The fact is, if you don't delete those comments, HubPages will - that would count as a "low quality" comment and they periodically cull those.
Comments like "Nice piece" or "Very informative article" will not be removed by Moderators. We are mainly focused on removing spam and comments that are difficult to read and understand.
That's interesting, because when the feature was first introduced, the discussion suggested very short comments would be caught in the filter.
I personally do not remember it saying anything about very short comments. Just spammy comments. This is done through people working at mturk and it's not a script that's controlling this stuff, is it?
This is what the HubPages Newsletter said regarding the types of comments that are typically denied.
"Comments that are admin denied will be deleted (only spam or extremely low quality comments are typically denied this way)."
Comments that have not received a decision by the author within 7 days will be reviewed by a Moderator.
But, what about previous (old) hubs? Should we go through all of them and remove those short low quality comments?
I don't know, but that comment seems spammy to me.
It's usually your followers who leave such comments. What I personally do is approve them (if they are not culled, as Marisa has pointed out). I even go ahead and reply to them. I wait 2 - 3 days, give the commenter time to read my reply and then delete both, the comment and my reply.
As I edit old hubs I also go through the comments and delete any old comments that fall in this category and my replies too.
Do you guys think Google likes to see the author replying to comments on articles interacting with readers? Just a thought. Probably does not matter.
Jesse, I disagree. If someone asks you a question about the best sites in Cape Cod, and you provide more details than is available in your hub, your hub might show up if a specific question is asked related to your answer.
Have you ever done a search for something and found that the answer is in the comment section, and not in the body of the article? I have. Can I give you an idea on how important it is or how often this happens? No, not at all.

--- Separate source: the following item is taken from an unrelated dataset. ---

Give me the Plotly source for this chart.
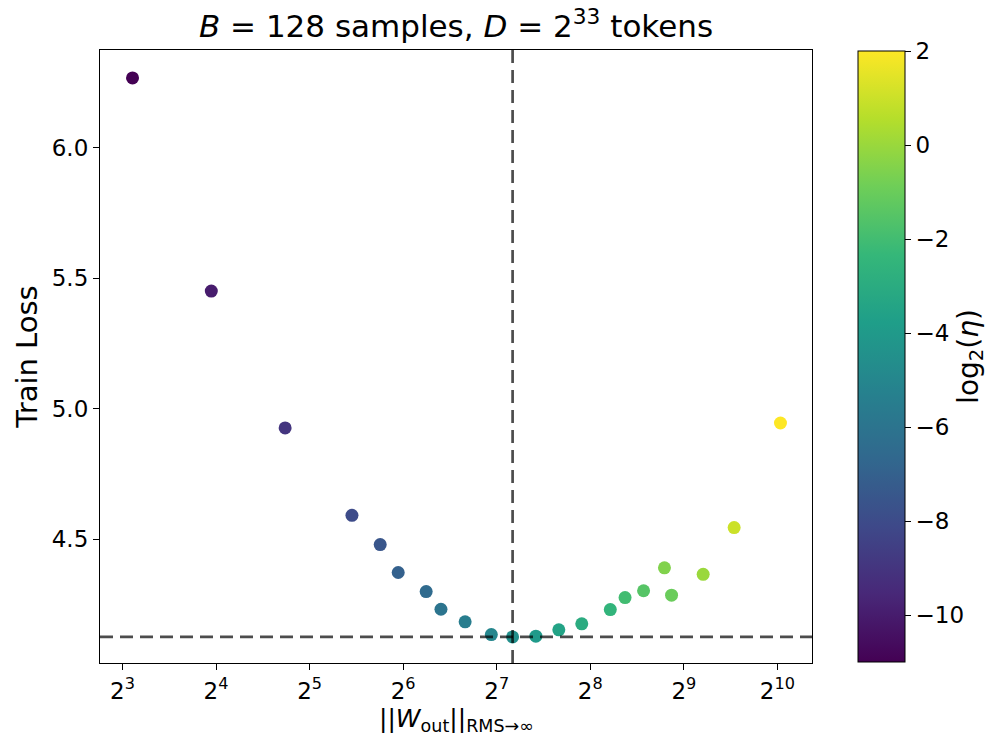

Which is why I explained that answers need to contain information. If someone asks a question and your reply "yes" or "no" I doubt Google cares.
You stated that there is no scheme being used to allow Google to know you are replying. Do you know this for sure? Are you privy to the information that Google uses to rank its pages?
I think what Jesse was getting at was, maybe the mere fact of interaction is important - and in that case, keeping meaningless comments and replying to them might count for something. Lobobrandon was saying no, it doesn't.
If you've got meaningful questions and useful answers in your comments then of course that has value because it's good content. The fact of who is asking and who is answering - Google can't tell.